Люди Юлия и спешившаяся свита Святополка отступили, чтобы не мешать родственному свиданию, а когда гость из столицы вручил брату письмо и тот взломал печать, смолкли последние разговоры. Напрасно, однако, искушенные царедворцы пытались что-либо понять по лицу наследника. Пробежав глазами послание, он безмолвно спрятал бумагу и подвел Святополка к незатейливой повозке, где восседала княгиня Нута и рядом с ней на такой же кожаной подушке волшебница.
Приветствуя Нуту пространными учтивостями, Святополк, однако, не мог удержаться, чтобы раз и другой, словно бы против воли, не глянуть на златовласую ее соседку. И слишком заметно, до неприличия воодушевился, когда получил возможность обратиться к Золотинке непосредственно:
— Сударыня! Толпенский двор гудит, как… как растревоженный улей. Только и говорят, что о чудесном исцелении наследника. Великий государь и великий князь Любомир Третий, напутствуя меня, подчеркнул особо, что считает себя в неоплатном долгу перед той, сударыня, которая сделала… То, что вы сделали для наследника и для всего народа слованского будет записано в летописях нашего государства. Матушка Милица со своей стороны просила засвидетельствовать глубочайшее почтение и восхищение — подлинные ее слова, сударыня! Помяните мое слово, говорила матушка принародно, что слованский народ еще придет в немалое изумление от этого юного дарования… Подлинные ее слова, сударыня, подлинные слова. Матушка Милица, не чинясь, готова уступить вам славу первой волшебницы государства. Так она сказала, и ваш покорный слуга не посмел бы тут ни прибавить, ни убавить.
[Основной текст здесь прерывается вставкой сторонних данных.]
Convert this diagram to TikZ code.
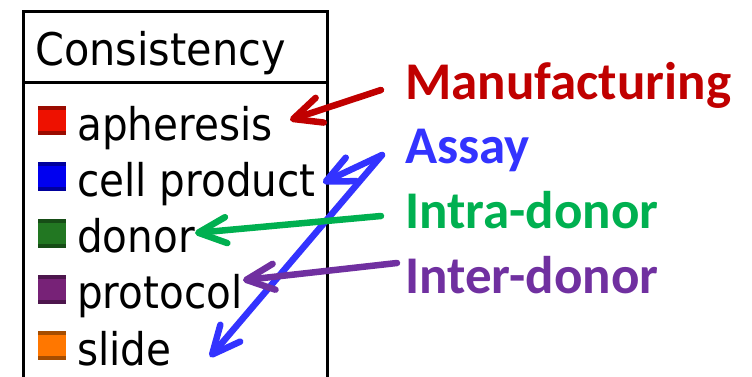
\documentclass[tikz,border=0pt]{standalone}
\usepackage{fontspec}
\usetikzlibrary{arrows.meta}
% legend lettering: a narrow, plain sans
\newfontfamily\headfont[FakeStretch=0.92]{DejaVu Sans}
\newfontfamily\itemfont[FakeStretch=0.9]{DejaVu Sans}
% callout lettering
\newfontfamily\calloutfont{Carlito}
\definecolor{manufRed}{HTML}{C00000}
\definecolor{assayBlue}{HTML}{3333FF}
\definecolor{intraGreen}{HTML}{00B050}
\definecolor{interPurple}{HTML}{7030A0}
\definecolor{swRed}{HTML}{EE1100}
\definecolor{swBlue}{HTML}{0000F0}
\definecolor{swGreen}{HTML}{227722}
\definecolor{swPurple}{HTML}{772277}
\definecolor{swOrange}{HTML}{FF7700}
\begin{document}
\begin{tikzpicture}[x=1pt,y=-1pt,
  frame/.style={line width=3pt},
  swatch/.style={minimum width=28pt, minimum height=29pt, inner sep=0pt,
    path picture={
      \fill[black,opacity=0.35] (path picture bounding box.north west)
        rectangle ([yshift=-4pt]path picture bounding box.north east);
      \fill[black,opacity=0.35] (path picture bounding box.south west)
        rectangle ([yshift=4pt]path picture bounding box.south east);}},
  headtext/.style={anchor=base west, inner sep=0pt, font=\headfont\fontsize{45}{50}\selectfont},
  item/.style={anchor=base west, inner sep=0pt, font=\itemfont\fontsize{45}{50}\selectfont},
  callout/.style={anchor=base west, inner sep=0pt, font=\calloutfont\bfseries\fontsize{53}{60}\selectfont},
  pointer/.style={line width=6.5pt, line cap=round,
    -{Straight Barb[length=28pt,width=26pt,round]}}
]
\useasboundingbox (0,0) rectangle (752,377);

% legend frame, open at the bottom
\draw[frame] (23.5,377) -- (23.5,11.5) -- (327,11.5) -- (327,377);
\draw[frame] (23.5,82.5) -- (327,82.5);

\node[headtext] (head) at (35,66) {Consistency};

% legend entries
\node[swatch, fill=swRed]    (swA) at (52,120.5)  {};
\node[swatch, fill=swBlue]   (swB) at (52,176.75) {};
\node[swatch, fill=swGreen]  (swC) at (52,233)    {};
\node[swatch, fill=swPurple] (swD) at (52,289.25) {};
\node[swatch, fill=swOrange] (swE) at (52,345.5)  {};

\node[item] (txtA) at (77,140) {apheresis};
\node[item] (txtB) at (77,196.5) {cell product};
\node[item] (txtC) at (77,252.5) {donor};
\node[item] (txtD) at (77,308.5) {protocol};
\node[item] (txtE) at (77,365) {slide};

% callouts
\node[callout, text=manufRed]    (manuf) at (405,100) {Manufacturing};
\node[callout, text=assayBlue]   (assay) at (405,163) {Assay};
\node[callout, text=intraGreen]  (intra) at (405,228) {Intra-donor};
\node[callout, text=interPurple] (inter) at (405,293) {Inter-donor};

% pointer ends
\coordinate (manufTail) at ([shift={(-24,-10)}]manuf.base west);
\coordinate (assayTail) at ([shift={(-23,-8)}]assay.base west);
\coordinate (intraTail) at ([shift={(-24,-12)}]intra.base west);
\coordinate (interTail) at ([shift={(-8,-30)}]inter.base west);

\coordinate (tipA) at ([shift={(238,-0.5)}]swA.center);
\coordinate (tipB) at ([shift={(271,6)}]swB.center);
\coordinate (tipC) at ([shift={(143,0)}]swC.center);
\coordinate (tipD) at ([shift={(191,-9)}]swD.center);
\coordinate (tipE) at ([shift={(158,11.5)}]swE.center);

% pointers
\draw[pointer, assayBlue]   (assayTail) -- (tipE);
\draw[pointer, assayBlue]   (assayTail) -- (tipB);
\draw[pointer, intraGreen]  (intraTail) -- (tipC);
\draw[pointer, interPurple] (interTail) -- (tipD);
\draw[pointer, manufRed]    (manufTail) -- (tipA);
\end{tikzpicture}
\end{document}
— Нет, ну это слишком… Зачем? — пролепетала Лжезолотинка, демонстрируя смущение.
Но на самом деле это было не смущение и не застенчивость — озноб. Ледяной озноб и оторопь при виде открывшейся бездны. Словно дернул кто: куда ты лезешь, опомнись, Зимка! Дохнуло неведомым, и Зимка встряхнулась, чтобы вернуть себе ощущение действительности: ясное небо и эти люди с покорно склоненными обнаженными головами.
Неумеренные славословия не производили впечатления только на Нуту. Напротив, потупившись, она впала в задумчивость, почти оцепенение и временами, казалось, ничего не слышала. Несколько оживилась княгиня только в карете, куда они все втроем перебрались, чтобы продолжить путь, — Нута, Золотинка и Святополк. Под скрип колес, балансируя на подрагивающем сиденье, благочестивый юноша развлекал дам дворцовыми новостями, а Нута сводила разговор к семейным делам, пытливо расспрашивая о новых родственниках. Золотинка с притворным равнодушием выскочки присматривалась к убранству кареты: атлас, бархат, лаковое дерево, серебряные застежки. Ничто здесь не напоминало те походные удобства, которые Юлий мог предоставить своим женщинам. Сколок столичного великолепия. Напоминание о тех безмерных утехах, о том предельном наслаждении, которые дают человеку власть, всеобщее поклонение и любовь — никогда уже не прекращающиеся, раз уж он поднялся на головокружительную до истомы в сердце высоту.
— Лебедь… — проникновенно повествовал Святополк, перебирая четки. — Открою вам семейную тайну, сестрица. Между нами…
На губах Нута играла слабая улыбка.
— В юных летах Юлий и Лебедь были необыкновенно привязаны друг к другу. Собственно… что только естественно: брат и сестра. Как оно и следует. Род Вседержитель повелел нам возлюбить ближнего. Они настолько сдружились, что собрались бежать из дому. Так они и сказали на заседании государевой думы. Пойдем, мол, взявшись за руки, скитаться по дорогам, будем питаться милостыней доброго народа нашего.